Tercapainya suatu maksud, atau terlaksananya suatu pekerjaan dengan baik, tergantung kepada terpenuhinya syarat-syarat yang dibutuhkan dalam melaksanakan pekerjaan itu, dan tidak adanya rintangan-rintangan yang menghalanginya. Manusia telah diberi potensi oleh Allah, baik berupa pikiran maupun kekuatan tubuh, agar bisa mencukupkan syarat-syarat atau menolak rintangan-rintangan dalam menuju suatu maksud, atau mengerjakan suatu pekerjaan. Tetapi, ada di antara syarat-syarat itu yang manusia tidak kuasa mencukupkannya. Di samping itu, ada juga rintangan yang tidak mampu ditolaknya. Begitu pula ada di antara syarat-syarat itu atau di antara halangan-halangan itu yang tidak dapat diketahui. 

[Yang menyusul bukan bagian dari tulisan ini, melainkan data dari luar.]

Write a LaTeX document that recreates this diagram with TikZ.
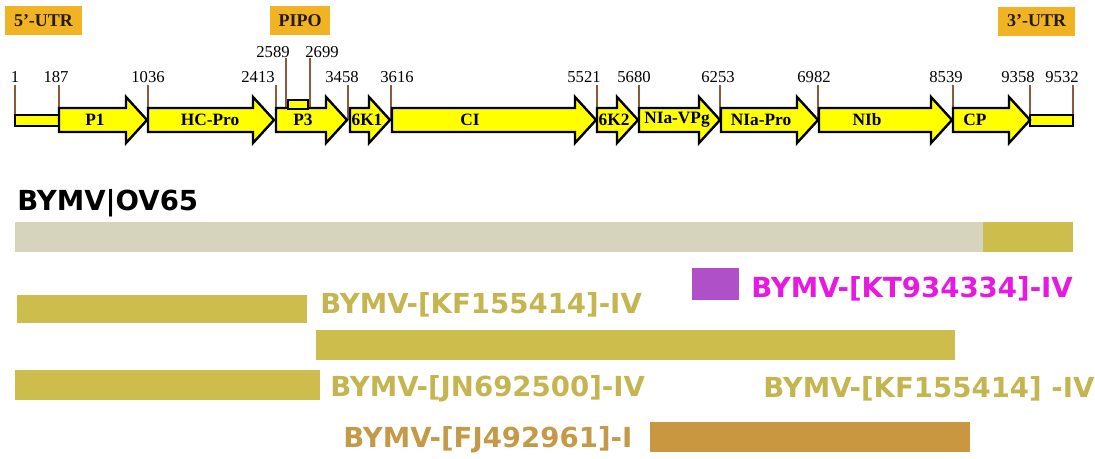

Kendatipun menurut pikiran semua syarat yang diperlukan telah cukup, dan semua rintangan yang menghalangi telah berhasil diatasi, tetapi kadang-kadang hasil pekerjaan tidak seperti yang diharapkan. Ada hal-hal yang berada di luar batas kekuasaan dan kemampuan manusia. Itulah yang dimintakan pertolongan khusus kepada Allah. Sebaiknya, sesuatu yang masih dalam batas kekuasaan dan kemampuan, manusia disuruh tolong menolong, agar timbul pada masing-masing individu sifat saling mencintai, menghargai, dan gotong-royong.

Dengan perkataan lain, manusia disuruh Allah berusaha dengan sekuat tenaga, dan disuruh saling menolong, dan membantu. Di samping menjalankan ikhtiar dan usaha, dia harus pula berdoa, memohon taufik, hidayah dan ma'unah. Ini hendaknya dimohonkan khusus kepada Allah, karena hanya Dia yang kuasa memberinya. Sesudah itu semua, barulah dia bertawakal kepada-Nya.

Ibadah itu sendiri pun suatu pekerjaan yang berat, sebab itu haruslah dimintakan ma'unah dari Allah agar semua ibadah terlaksana sesuai dengan yang dimaksud oleh agama. Oleh karena itu, seseorang hendaknya menuturkan bahwa hanya kepada Allah sajalah kita beribadah, diikuti lagi dengan pernyataan bahwa kepada-Nya saja minta pertolongan, terutama pertolongan agar amal ibadah terlaksana sebagaimana mestinya. Ayat di atas, sebagaimana telah disebutkan, mengandung tauhid, karena beribadah semata-mata kepada Allah dan meminta ma'unah khusus kepada-Nya, adalah intisari agama, dan kesempurnaan tauhid.